Video from news helicopters showed fire crews running along Interstate 8 in Alpine and trying to quell the flames that were spreading along the side of the freeway as a handful of homes were completely engulfed in flames.
In contrast, rain helped slow the growth of wildfires in Colorado that have burned dozens of homes. But the threat of a deluge raised the possibility of flooding at a stubborn blaze in the southwestern corner of the state.
Crews also had 50 percent containment of a southwestern Colorado fire that has blackened 85 square miles (220 square kilometers) north of Durango. Authorities said Saturday that afternoon storms could produce flash floods and mudslides in burn scars.

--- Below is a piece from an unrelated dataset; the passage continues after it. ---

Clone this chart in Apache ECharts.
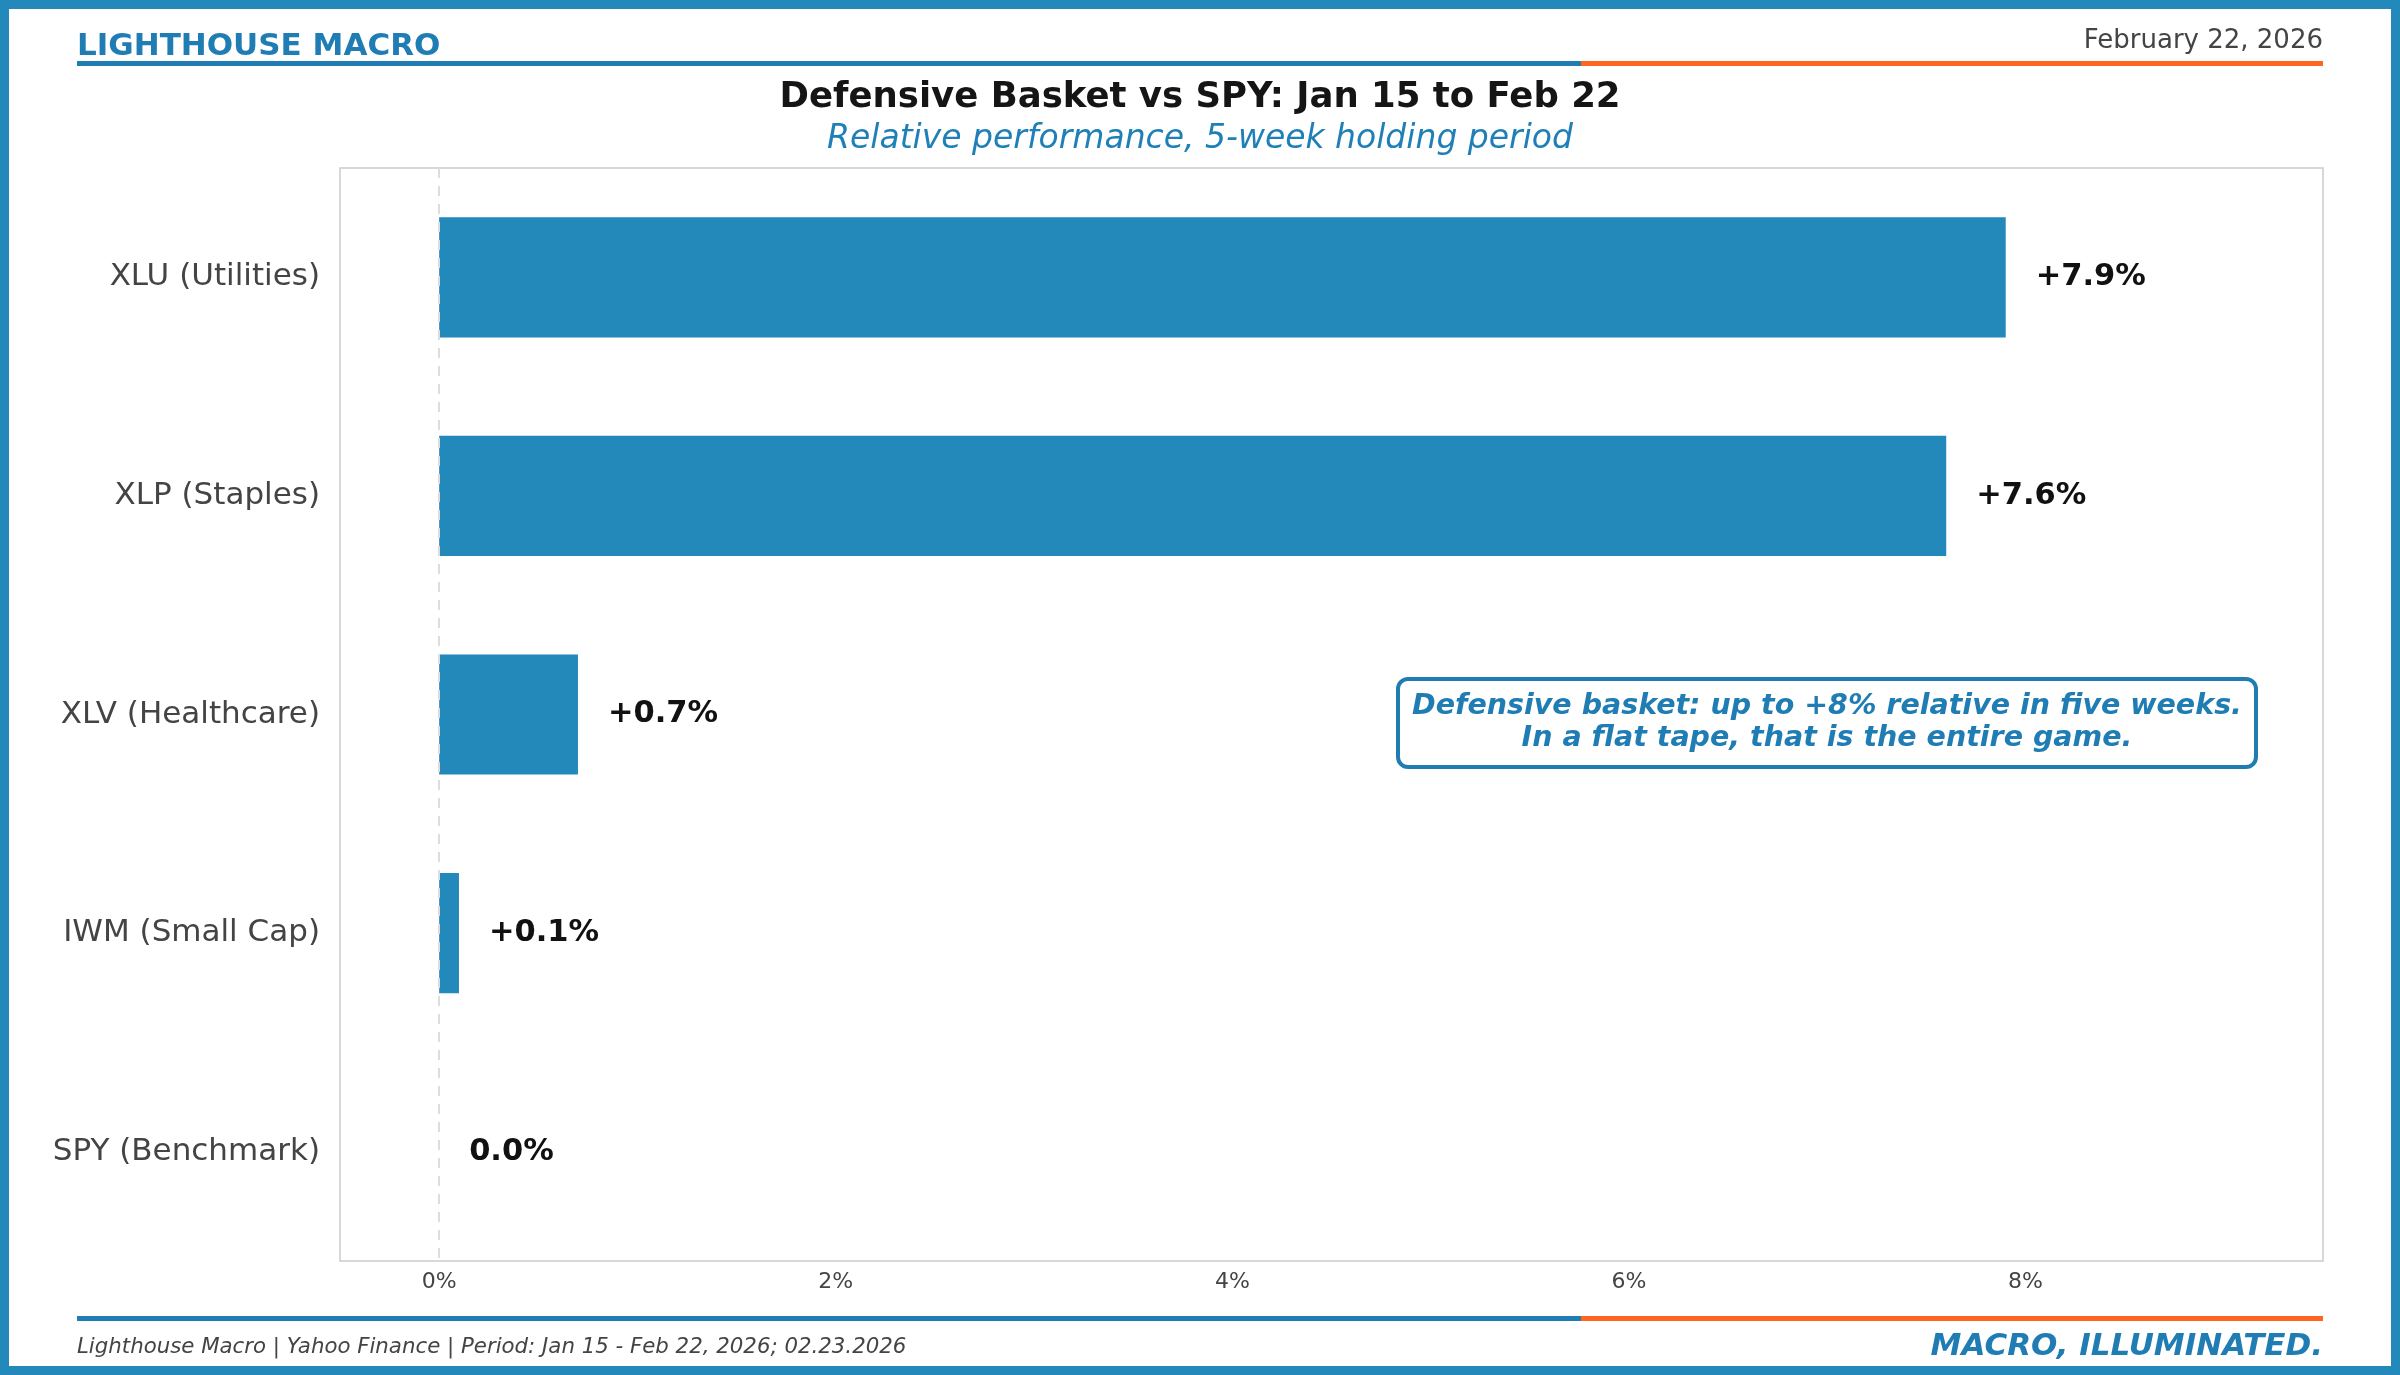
<!DOCTYPE html>
<html>
<head>
<meta charset="utf-8">
<script src="https://cdn.jsdelivr.net/npm/echarts@6/dist/echarts.min.js"></script>
<style>
html,body{margin:0;padding:0;background:#fff;}
#chart{width:2400px;height:1375px;}
</style>
</head>
<body>
<div id="chart"></div>
<script>
const categories = ['XLU (Utilities)', 'XLP (Staples)', 'XLV (Healthcare)', 'IWM (Small Cap)', 'SPY (Benchmark)'];
const relPerf = [7.9, 7.6, 0.7, 0.1, 0.0];
const xTicks = [0, 2, 4, 6, 8];

const BLUE = '#2389BA';
const DBLUE = '#1F7DB4';
const ORANGE = '#FF6420';
const FONT = 'DejaVu Sans';

const chart = echarts.init(document.getElementById('chart'), null, {renderer: 'canvas'});

const option = {
  backgroundColor: '#fff',
  textStyle: {fontFamily: FONT},
  animation: false,
  title: [
    {text: 'Defensive Basket vs SPY: Jan 15 to Feb 22', left: 'center', top: 75,
     textStyle: {fontFamily: FONT, fontSize: 35.5, fontWeight: 'bold', color: '#151515'}},
    {text: 'Relative performance, 5-week holding period', left: 'center', top: 118,
     textStyle: {fontFamily: FONT, fontSize: 33, fontStyle: 'italic', fontWeight: 'normal', color: '#1F80B8'}}
  ],
  grid: {left: 340, top: 168, right: 77, bottom: 114, show: true, borderColor: '#cccccc', borderWidth: 1.5, backgroundColor: 'transparent'},
  xAxis: {
    type: 'value', min: -0.5, max: 9.5,
    axisLine: {show: false}, axisTick: {show: false}, splitLine: {show: false},
    axisLabel: {customValues: xTicks, formatter: v => v + '%', fontSize: 22, color: '#444', margin: 10, fontFamily: FONT}
  },
  yAxis: {
    type: 'category', data: categories, inverse: true,
    axisLine: {show: false}, axisTick: {show: false}, splitLine: {show: false},
    axisLabel: {fontSize: 31, color: '#444', margin: 20, fontFamily: FONT}
  },
  series: [{
    type: 'bar', data: relPerf, barWidth: '55%',
    itemStyle: {color: BLUE},
    label: {show: true, position: 'right', distance: 30, fontSize: 30.5, fontWeight: 'bold', color: '#111', fontFamily: FONT,
      formatter: p => (p.value > 0 ? '+' : '') + p.value.toFixed(1) + '%'},
    markLine: {silent: true, symbol: 'none', label: {show: false},
      lineStyle: {type: [10, 8], color: '#dddddd', width: 2},
      data: [{xAxis: 0}]}
  }],
  graphic: [
    {type: 'rect', shape: {x: 4.5, y: 4.5, width: 2391, height: 1366}, style: {fill: 'none', stroke: BLUE, lineWidth: 9}, silent: true},
    {type: 'text', left: 77, top: 31, style: {text: 'LIGHTHOUSE MACRO', font: 'bold 31px "DejaVu Sans"', fill: DBLUE}},
    {type: 'text', right: 77, top: 28, style: {text: 'February 22, 2026', font: '26px "DejaVu Sans"', fill: '#444'}},
    {type: 'rect', shape: {x: 77, y: 61, width: 1504, height: 5}, style: {fill: DBLUE}},
    {type: 'rect', shape: {x: 1581, y: 61, width: 742, height: 5}, style: {fill: ORANGE}},
    {type: 'rect', shape: {x: 77, y: 1316, width: 1504, height: 5}, style: {fill: DBLUE}},
    {type: 'rect', shape: {x: 1581, y: 1316, width: 742, height: 5}, style: {fill: ORANGE}},
    {type: 'text', left: 77, top: 1337, style: {text: 'Lighthouse Macro | Yahoo Finance | Period: Jan 15 - Feb 22, 2026; 02.23.2026', font: 'italic 21.3px "DejaVu Sans"', fill: '#444'}},
    {type: 'text', right: 77, top: 1331, style: {text: 'MACRO, ILLUMINATED.', font: 'italic bold 31px "DejaVu Sans"', fill: DBLUE}},
    {type: 'rect', shape: {x: 1398, y: 679, width: 858, height: 88, r: 10}, style: {fill: '#fff', stroke: DBLUE, lineWidth: 4}},
    {type: 'text', x: 1827, y: 723, style: {text: 'Defensive basket: up to +8% relative in five weeks.\nIn a flat tape, that is the entire game.',
      font: 'italic bold 28.5px "DejaVu Sans"', fill: DBLUE, align: 'center', verticalAlign: 'middle', lineHeight: 32}}
  ]
};
chart.setOption(option);
</script>
</body>
</html>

And in central Colorado's Park County, crews encircled a third of a spotty fire that forced the Buffalo Creek Wilderness to close. A stretch of busy U.S. Highway 285 between Fairplay and Antero Junction reopened Saturday.
Rain helped a fire in the heart of ski country that has destroyed three houses, including the home of a volunteer firefighter battling the flames near the resort town of Aspen. Gov. John Hickenlooper visited the area Friday.
It also offered relief in the southern Colorado mountains where a blaze has destroyed over 130 homes and forced the evacuation of at least 2,000 properties. The Spring Creek Fire became the third-largest in state history at 165 square miles (427 square kilometers).
In a Utah mountain area, a wildfire that destroyed 90 structures and forced more than 1,100 people to flee was growing, but fire officials hoped to gain more control after their work Friday. Many homes and cabins likely burned, while others may be sheds or garages.
The fire burned about 75 square miles (193 square kilometers) near a popular fishing reservoir about 80 miles (130 kilometers) southeast of Salt Lake City, according to the Utah Division Forestry Fire State Lands.
It forced a 35-mile stretch of U.S. Highway 40 to close since Wednesday, said Sonya Capek, a fire spokeswoman. The road reopened late Friday.
The evacuated residents were allowed to return home Saturday, but they were advised to remain on alert and be prepared to evacuate again if necessary. Officials believe human activity sparked the blaze, but an exact cause hasn't been determined.